No immediate market implications. The bill does not create or redirect any funding and imposes no direct compliance costs on publicly traded companies. If enacted, the main effect would be to increase transparency and potentially slow the pace of major rulemaking — this could provide minor, distant benefits to regulated industries by raising the bar for new costly rules, but the effect is too remote and uncertain to support any specific investment thesis today.

Full Analysis

HR580 was introduced on January 21, 2025 by Rep. Foxx (R-NC5) and reported (amended) by the Committee on Oversight and Government Reform on January 13, 2026. It is now on the Union Calendar (Calendar No. 381) awaiting House floor consideration.
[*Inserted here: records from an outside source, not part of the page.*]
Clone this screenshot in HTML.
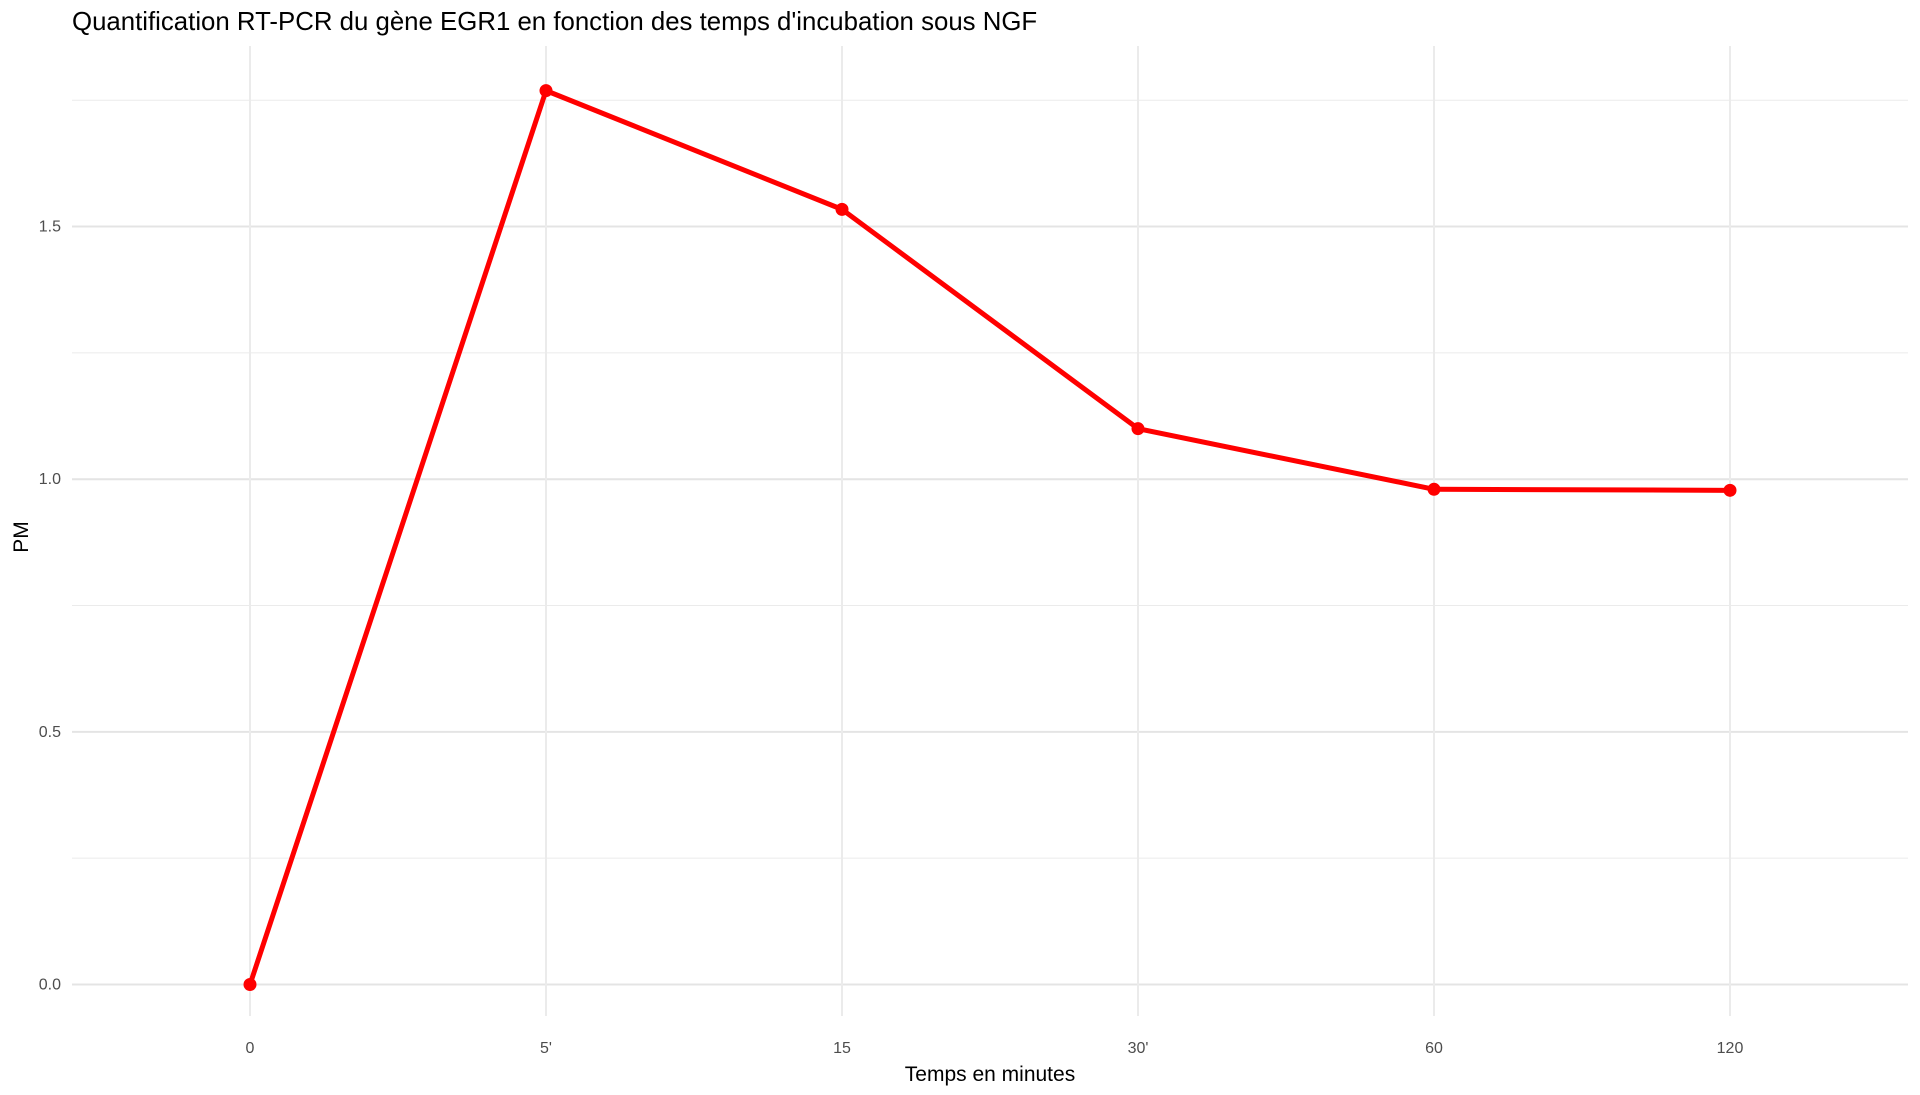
<!DOCTYPE html>
<html><head><meta charset="utf-8"><style>
html,body{margin:0;padding:0;background:#fff;}
svg{display:block;font-family:"Liberation Sans",sans-serif;}
</style></head><body>
<svg id="chart" width="1920" height="1095" viewBox="0 0 1920 1095" xmlns="http://www.w3.org/2000/svg">
<rect width="1920" height="1095" fill="#fff"/>
<text x="72" y="30" font-size="25.8" fill="#000">Quantification RT-PCR du gène EGR1 en fonction des temps d'incubation sous NGF</text>
<g id="grid"></g>
<g id="yticks"></g>
<g id="xticks"></g>
<g id="series"></g>
<text x="990" y="1081" font-size="21" text-anchor="middle" fill="#000">Temps en minutes</text>
<text transform="translate(28,537) rotate(-90)" font-size="21" text-anchor="middle" fill="#000">PM</text>
</svg>
<script>
const categories = ["0","5'","15","30'","60","120"];
const values = [0, 1.769, 1.534, 1.100, 0.980, 0.978];
const yTicks = [0, 0.5, 1.0, 1.5];
const yTickLabels = ["0.0","0.5","1.0","1.5"];
const yMinor = [0.25, 0.75, 1.25, 1.75];

const NS = "http://www.w3.org/2000/svg";
const px0 = 72, px1 = 1908, py0 = 46, py1 = 1016;
function xs(i){ return 250 + i * 296; }
function ys(v){ return 984.5 - v * 505.3; }
function mk(tag, attrs, parent){ const e = document.createElementNS(NS, tag); for (const k in attrs) e.setAttribute(k, attrs[k]); parent.appendChild(e); return e; }

const grid = document.getElementById('grid');
yMinor.forEach(v => {
  const l = mk('line', {x1:px0, x2:px1, y1:ys(v), y2:ys(v), stroke:'#ebebeb', 'stroke-width':1}, grid);
  
  
});
yTicks.forEach(v => {
  const l = mk('line', {x1:px0, x2:px1, y1:ys(v), y2:ys(v), stroke:'#e4e4e4', 'stroke-width':2}, grid);
  
  
});
categories.forEach((c, i) => {
  const l = mk('line', {x1:xs(i), x2:xs(i), y1:py0, y2:py1, stroke:'#ebebeb', 'stroke-width':2}, grid);
  
  
});
const yt = document.getElementById('yticks');
yTicks.forEach((v, i) => {
  const t = mk('text', {x:61, y:ys(v)+5, 'font-size':16, 'text-anchor':'end', fill:'#4d4d4d'}, yt);
  t.textContent = yTickLabels[i];
  
  
});
const xt = document.getElementById('xticks');
categories.forEach((c, i) => {
  const t = mk('text', {x:xs(i), y:1053, 'font-size':16, 'text-anchor':'middle', fill:'#4d4d4d'}, xt);
  t.textContent = c;
  
  
});
const s = document.getElementById('series');
const pts = values.map((v, i) => xs(i) + ',' + ys(v)).join(' ');
const pl = mk('polyline', {points:pts, fill:'none', stroke:'#ff0000', 'stroke-width':5, 'stroke-linejoin':'round'}, s);


values.forEach((v, i) => {
  const c = mk('circle', {cx:xs(i), cy:ys(v), r:6.5, fill:'#ff0000'}, s);
  
  
});
</script>
</body></html>
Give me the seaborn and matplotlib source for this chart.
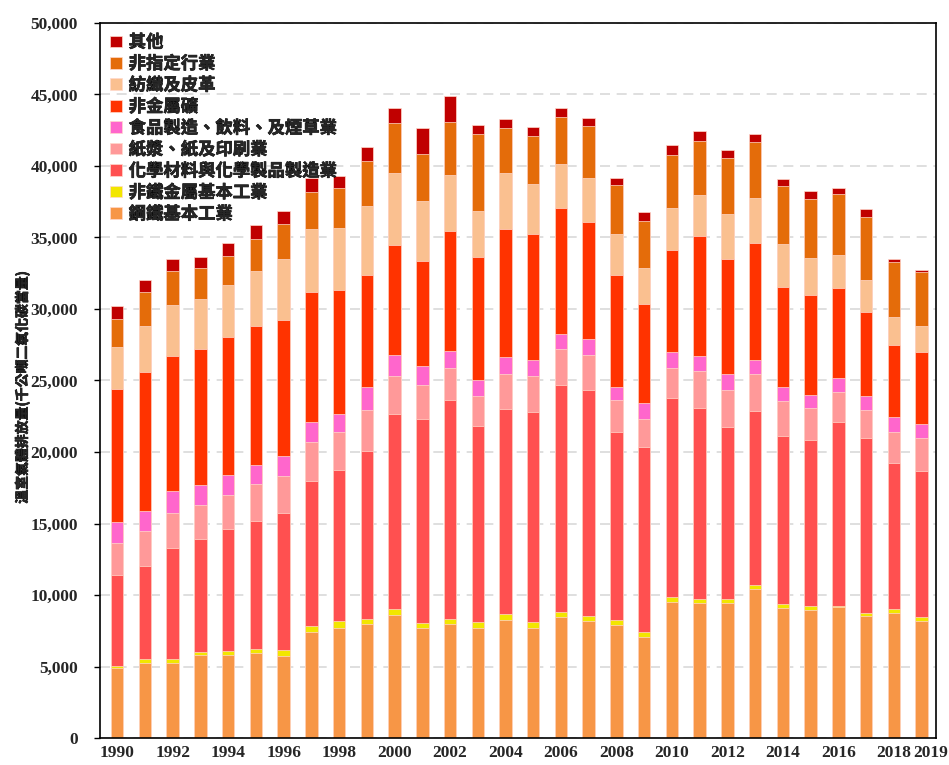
import numpy as np
import pandas as pd
import matplotlib
matplotlib.use("Agg")
import matplotlib.pyplot as plt
import matplotlib.patheffects as pe
import matplotlib.transforms as mtrans
import seaborn as sns

# Greenhouse gas emissions by industry, 1990-2019 (kt CO2e)
years = [str(y) for y in range(1990, 2020)]

steel = [4910, 5230, 5230, 5810, 5810, 5960, 5760, 7440, 7700, 7990,
         8630, 7680, 7990, 7700, 8260, 7700, 8430, 8170, 7910, 7090,
         9480, 9440, 9440, 10440, 9080, 8920, 9140, 8560, 8770, 8170]
nonferrous = [145, 260, 260, 200, 290, 260, 380, 380, 470, 350,
              380, 350, 350, 410, 440, 410, 380, 380, 350, 320,
              350, 300, 300, 270, 300, 300, 90, 210, 240, 300]
chemical = [6340, 6570, 7820, 7940, 8490, 8950, 9560, 10120, 10580, 11740,
            13630, 14270, 15320, 13690, 14330, 14680, 15900, 15810, 13170, 12910,
            13920, 13340, 12010, 12130, 11770, 11650, 12860, 12190, 10190, 10230]
paper = [2240, 2440, 2440, 2350, 2410, 2620, 2620, 2760, 2620, 2850,
         2700, 2380, 2240, 2150, 2410, 2500, 2470, 2440, 2180, 2010,
         2150, 2570, 2600, 2600, 2420, 2180, 2120, 2000, 2210, 2300]
food = [1480, 1400, 1510, 1400, 1400, 1310, 1370, 1370, 1310, 1630,
        1420, 1340, 1130, 1050, 1190, 1130, 1050, 1080, 960, 1080,
        1100, 1030, 1090, 970, 970, 970, 940, 970, 1060, 970]
mineral = [9270, 9710, 9420, 9510, 9620, 9680, 9560, 9130, 8630, 7790,
           7730, 7360, 8430, 8630, 8950, 8810, 8810, 8230, 7820, 6950,
           7150, 8440, 8080, 8200, 7020, 6930, 6320, 5870, 4990, 5050]
textile = [2940, 3230, 3580, 3460, 3630, 3900, 4220, 4390, 4360, 4830,
           5000, 4190, 3900, 3230, 3930, 3490, 3110, 3050, 2850, 2500,
           2940, 2870, 3090, 3120, 3000, 2600, 2330, 2240, 1970, 1820]
unspecified = [1950, 2330, 2410, 2180, 2060, 2210, 2470, 2620, 2760, 3140,
               3490, 3290, 3720, 5350, 3140, 3400, 3290, 3660, 3400, 3310,
               3690, 3780, 3930, 3930, 4020, 4170, 4240, 4390, 3840, 3750]
other = [900, 840, 810, 790, 900, 990, 900, 930, 870, 1020,
         1050, 1770, 1800, 670, 610, 580, 610, 520, 520, 580,
         700, 700, 600, 550, 510, 540, 420, 550, 240, 150]

# bottom to top
series_names = ["鋼鐵基本工業", "非鐵金屬基本工業", "化學材料與化學製品製造業",
                "紙漿、紙及印刷業", "食品製造、飲料、及煙草業", "非金屬礦",
                "紡織及皮革", "非指定行業", "其他"]
series_values = [steel, nonferrous, chemical, paper, food, mineral,
                 textile, unspecified, other]
colors = ["#f79646", "#f2e600", "#ff5050", "#ff9999", "#ff66cc",
          "#ff3300", "#fac090", "#e46c0a", "#c00000"]

df = pd.DataFrame(dict(zip(series_names, series_values)), index=years)
cum = df.cumsum(axis=1)

sns.set_style("white")
cjk = ["Noto Sans CJK TC", "DejaVu Sans"]
plt.rcParams["font.family"] = cjk

fig = plt.figure(figsize=(9.49, 7.65), dpi=100)
ax = fig.add_axes([100 / 949, 1 - 738 / 765, 836 / 949, 715 / 765])

# draw cumulative totals from the top layer down so lower layers cover them
for name, color in zip(series_names[::-1], colors[::-1]):
    sns.barplot(x=years, y=cum[name].values, color=color, width=0.45,
                edgecolor="#ffd9cc", linewidth=0.5, label=name, ax=ax,
                saturation=1)

ax.set_ylim(0, 50000)
ax.set_xlim(-0.62, 29.52)
ax.set_yticks(np.arange(0, 50001, 5000))
ax.set_yticklabels([f"{v:,}" for v in range(0, 50001, 5000)],
                   fontfamily="Liberation Serif", fontweight="bold", fontsize=12.5)
ax.yaxis.grid(True, linestyle=(0, (6, 4)), color="#d9d9d9", linewidth=1.2)
ax.set_axisbelow(True)

label_pos = [i for i, y in enumerate(years) if int(y) % 2 == 0 or y == "2019"]
ax.set_xticks(label_pos)
ax.set_xticklabels([years[i] for i in label_pos], fontfamily="Liberation Serif",
                   fontweight="bold", fontsize=12.5)
ax.tick_params(axis="x", which="major", length=0, pad=5)
ax.set_xticks(np.arange(0.5, 29.6, 1), minor=True)
ax.tick_params(axis="x", which="minor", length=5, width=1, direction="out",
               color="black")
ax.tick_params(axis="y", length=4, width=1, direction="out", color="black",
               left=True, pad=12)

# nudge the last year label right, as in the original
last = ax.get_xticklabels()[-1]
last.set_transform(last.get_transform() +
                   mtrans.ScaledTranslation(9 / 100, 0, fig.dpi_scale_trans))

for sp in ax.spines.values():
    sp.set_visible(True)
    sp.set_color("black")
    sp.set_linewidth(1.2)

bold_fx = [pe.withStroke(linewidth=0.45, foreground="black")]

ax.set_xlabel("")
ylab = ax.set_ylabel("溫室氣體排放量(千公噸二氧化碳當量)", fontsize=10,
                     fontweight="bold")
ax.yaxis.set_label_coords(-0.084, 0.49)
ylab.set_path_effects(bold_fx)

leg = ax.legend(loc="upper left", bbox_to_anchor=(0.0, 1.0), frameon=False,
                prop={"weight": "bold", "size": 12.5, "family": cjk},
                handlelength=0.65, handleheight=0.65, handletextpad=0.4,
                labelspacing=0.2, borderaxespad=0.2)
for t in leg.get_texts():
    t.set_path_effects(bold_fx)

fig.savefig("out.png", dpi=100)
The bill amends the Unfunded Mandates Reform Act of 1995 by adding definitions and requirements for regulatory impact analyses on 'major rules' — rules with an annual economic effect >$100M, major cost increases, or significant adverse effects on competition, employment, etc. No appropriation or authorization of funds is involved. The bill is purely procedural, focused on internal regulatory review processes within the executive branch. As a result, there are no direct revenue implications for specific publicly traded companies. The bill's progress is moderate but not accelerated; 17 actions total, with the last significant action being a 23-19 committee vote. The companion bill S4151 is in the Senate. Until the bill reaches the floor and passes, any potential indirect effects on regulatory costs for industries remain speculative and distant.